各証タイプに対応した漢方薬は次のとおりですが、日本では入手できないものもありますので、代用できるものを合わせて紹介します。

 

寒湿タイプ:

「苓姜朮甘湯(=腎着湯ともいう)」。一般にこれだけでは効果が少ないため、冷えが強いタイプには温裏散寒薬(炮附子など)を、湿が多いタイプには祛風湿薬(独活など)を加えるなどをして有効性を高めるとよいでしょう。

 

瘀血タイプ:

「身痛逐瘀湯」。
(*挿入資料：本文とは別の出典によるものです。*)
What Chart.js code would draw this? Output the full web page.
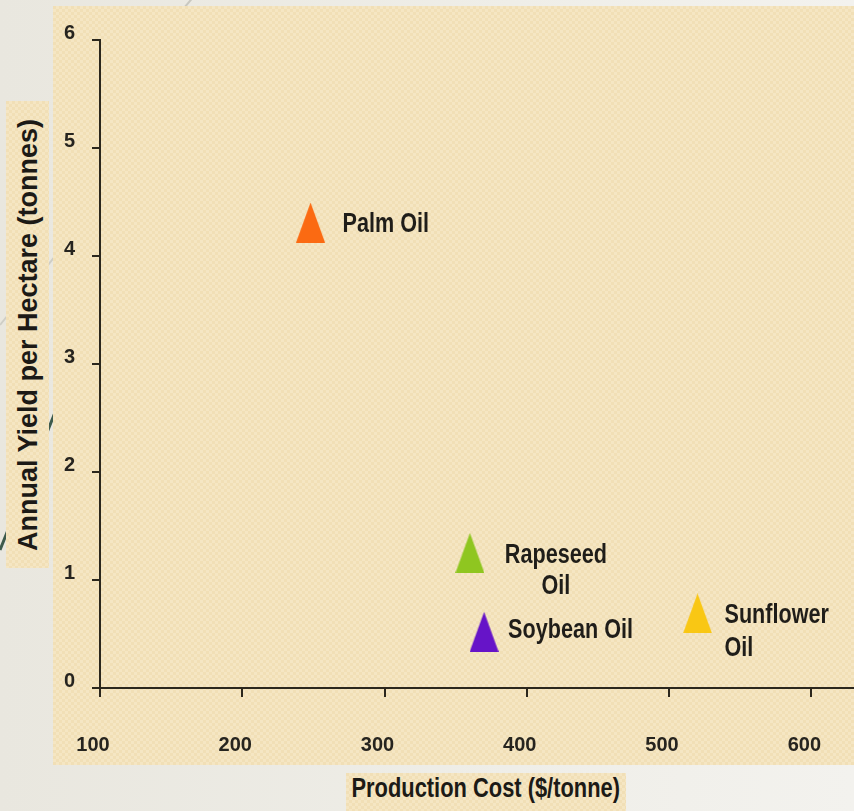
<!DOCTYPE html>
<html>
<head>
<meta charset="utf-8">
<script src="https://cdn.jsdelivr.net/npm/chart.js@4.4.1/dist/chart.umd.min.js"></script>
<style>
  html, body { margin: 0; padding: 0; }
  body {
    width: 854px; height: 811px; position: relative; overflow: hidden;
    background: linear-gradient(90deg, #e9e7df 0%, #efeee8 60%, #f3f2ee 100%);
  }
  .beige {
    background-color: #f4e4bf;
    background-image: repeating-conic-gradient(#f5e6c3 0 25%, #f1dfb6 0 50%);
    background-size: 6px 6px;
  }
  .panel { position: absolute; left: 53px; top: 6px; width: 801px; height: 759px; }
  .ybox { position: absolute; left: 6px; top: 101px; width: 43px; height: 467px; }
  .ybox span {
    position: absolute; left: 50%; top: 50%; white-space: nowrap;
    transform: translate(-50%, -50%) rotate(-90deg);
    font: bold 27px "Liberation Sans", Arial, sans-serif; color: #1c1a16;
    line-height: 30px;
  }
  .xbox {
    position: absolute; left: 346px; top: 773px; width: 280px; height: 38px;
    text-align: center; white-space: nowrap;
  }
  .xbox span {
    display: inline-block; transform: scaleX(0.81); transform-origin: center;
    font: bold 27px "Liberation Sans", Arial, sans-serif;
    color: #1c1a16; line-height: 30px; margin-left: -40px; margin-right: -40px;
  }
  svg.deco { position: absolute; left: 0; top: 0; }
  canvas { position: absolute; left: 53px; top: 6px; }
</style>
</head>
<body>
<svg class="deco" width="854" height="811">
  <line x1="195" y1="-5" x2="140" y2="60" stroke="#c9c8c0" stroke-width="2"/>
  <line x1="60" y1="250" x2="0" y2="325" stroke="#cfcec6" stroke-width="2"/>
  <line x1="58" y1="405" x2="0" y2="550" stroke="#3d5a4c" stroke-width="3"/>
</svg>
<div class="panel beige"></div>
<div class="ybox beige"><span>Annual Yield per Hectare (tonnes)</span></div>
<div class="xbox beige"><span>Production Cost ($/tonne)</span></div>
<canvas id="chart" width="801" height="759"></canvas>
<script>
// values
const oils = ['Palm Oil', 'Rapeseed Oil', 'Soybean Oil', 'Sunflower Oil'];
const oilLabelLines = [['Palm Oil'], ['Rapeseed', 'Oil'], ['Soybean Oil'], ['Sunflower', 'Oil']];
const productionCost = [248, 360, 370, 520];
const annualYield = [4.31, 1.25, 0.52, 0.69];
const oilColors = ['#fb6a12', '#8fc620', '#6614c8', '#f9c714'];
const xTicks = [100, 200, 300, 400, 500, 600];
const yTicks = [0, 1, 2, 3, 4, 5, 6];

const fontFamily = '"Liberation Sans", Arial, sans-serif';
const axisColor = '#2b271d';
const textColor = '#26241f';

// tall triangle marker
function makeTriangle(color) {
  const w = 29, h = 40;
  const c = document.createElement('canvas');
  c.width = w; c.height = h;
  const g = c.getContext('2d');
  g.fillStyle = color;
  g.beginPath();
  g.moveTo(w / 2, 0);
  g.lineTo(w, h);
  g.lineTo(0, h);
  g.closePath();
  g.fill();
  return c;
}
const markers = oilColors.map(makeTriangle);

// label placement next to each marker
const labelStyle = [
  { dx: 32, dy: 2, align: 'left', lh: 31 },
  { dx: 86, dy: 3, align: 'center', lh: 31 },
  { dx: 24, dy: -1, align: 'left', lh: 31 },
  { dx: 27, dy: 2, align: 'left', lh: 33 },
];

const pointLabels = {
  id: 'pointLabels',
  afterDatasetsDraw(chart) {
    const ctx = chart.ctx;
    const meta = chart.getDatasetMeta(0);
    meta.data.forEach((pt, i) => {
      const s = labelStyle[i];
      oilLabelLines[i].forEach((line, j) => {
        ctx.save();
        ctx.font = 'bold 27px ' + fontFamily;
        ctx.fillStyle = '#1f1d19';
        ctx.textBaseline = 'middle';
        ctx.textAlign = s.align;
        ctx.translate(pt.x + s.dx, pt.y + s.dy + j * s.lh);
        ctx.scale(0.8, 1); // condensed look
        ctx.fillText(line, 0, 0);
        ctx.restore();
      });
    });
  }
};

new Chart(document.getElementById('chart'), {
  type: 'scatter',
  data: {
    datasets: [{
      label: 'Oils',
      data: productionCost.map((c, i) => ({ x: c, y: annualYield[i] })),
      pointStyle: ctx => markers[ctx.dataIndex],
      backgroundColor: oilColors,
      borderWidth: 0,
    }]
  },
  options: {
    responsive: false,
    animation: false,
    devicePixelRatio: 1,
    events: [],
    layout: { autoPadding: false, padding: { top: 34, left: 0, right: 0, bottom: 0 } },
    plugins: { legend: { display: false }, tooltip: { enabled: false } },
    scales: {
      x: {
        type: 'linear', min: 100, max: 630,
        afterBuildTicks: s => { s.ticks = xTicks.map(v => ({ value: v })); },
        afterFit: s => { s.height = 77; s.paddingLeft = 0; s.paddingRight = 0; },
        grid: { drawOnChartArea: false, drawTicks: true, tickLength: 9, color: axisColor, tickColor: axisColor, lineWidth: 2 },
        border: { display: true, color: axisColor, width: 2 },
        ticks: { font: { family: fontFamily, size: 20, weight: 'bold' }, color: textColor, padding: 36, labelOffset: -7, maxRotation: 0 },
      },
      y: {
        type: 'linear', min: 0, max: 6,
        afterBuildTicks: s => { s.ticks = yTicks.map(v => ({ value: v })); },
        afterFit: s => { s.width = 47; s.paddingTop = 0; s.paddingBottom = 0; },
        grid: { drawOnChartArea: false, drawTicks: true, tickLength: 8, color: axisColor, tickColor: axisColor, lineWidth: 2 },
        border: { display: true, color: axisColor, width: 2 },
        ticks: { font: { family: fontFamily, size: 20, weight: 'bold' }, color: textColor, padding: 17, labelOffset: -7 },
      }
    }
  },
  plugins: [pointLabels]
});
</script>
</body>
</html>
日本では「折衝飲」や「疎経活血湯」で代用します。

 

腎虚タイプ:

「右帰丸(→腎陽虚)」「左帰丸(→腎陰虚)」。日本では「活絡健歩丸」や「独活寄生湯」(商標名は各メーカーで異なる)で代用します。

 

 

 

膝痛の漢方薬治療

各証タイプに対応した漢方薬については、日本で製品化されているものを中心に紹介しますので、中国などで煎じ薬として処方されるものとは異なる部分があります。

 

寒湿タイプ:

陽和湯などを応用すべきですが日本にはないので、「五積散」を用います。もし、これだけでは効果が少ない場合は、さらに炮附子などの温裏散寒薬(冷えが強いタイプに対応)や、独活などの祛風湿薬(湿が多いタイプに対応)を合わせて服用するとよいでしょう。ただし慢性化しているために効きが悪い場合は、「独活寄生湯」(商標名は各メーカーで異なる)を用います。

 

湿熱タイプ:

「三妙散」を中心に処方するのが一般ですが、日本には製品化したものがありません。しかし、この方剤を組成する生薬は「蒼朮」「黄柏」「薏苡仁」の3種類だけなので、漢方専門店で蒼朮末・黄柏末・薏苡仁末(蒼朮・黄柏・薏苡仁をそれぞれ粉にした製品)をそれぞれ分封してもらい、それらをいっしょに服用することで対応できます。

 

瘀血タイプ:

「身痛逐瘀湯」を応用すべきですが日本にはないので、「折衝飲」を用い、貧血気味の人は「疎経活血湯」で代用します。瘀熱タイプでは、さらに黄連解毒湯を合わせて服用します。

 

気血両虚タイプ:

「大防風湯」が有効ですが、血の不足が目立つ場合や血行が悪い(瘀血をともなう)場合は、「疎経活血湯」を用いてもかまいません。また、胃腸が弱く内臓下垂などがある場合は、「補中益気湯」と「疎経活血湯」を合わせて服用するとよいでしょう。

 

肝腎不足タイプ:

日本では、腰痛の治療と同様に「活絡健歩丸」や「独活寄生湯」で代用します。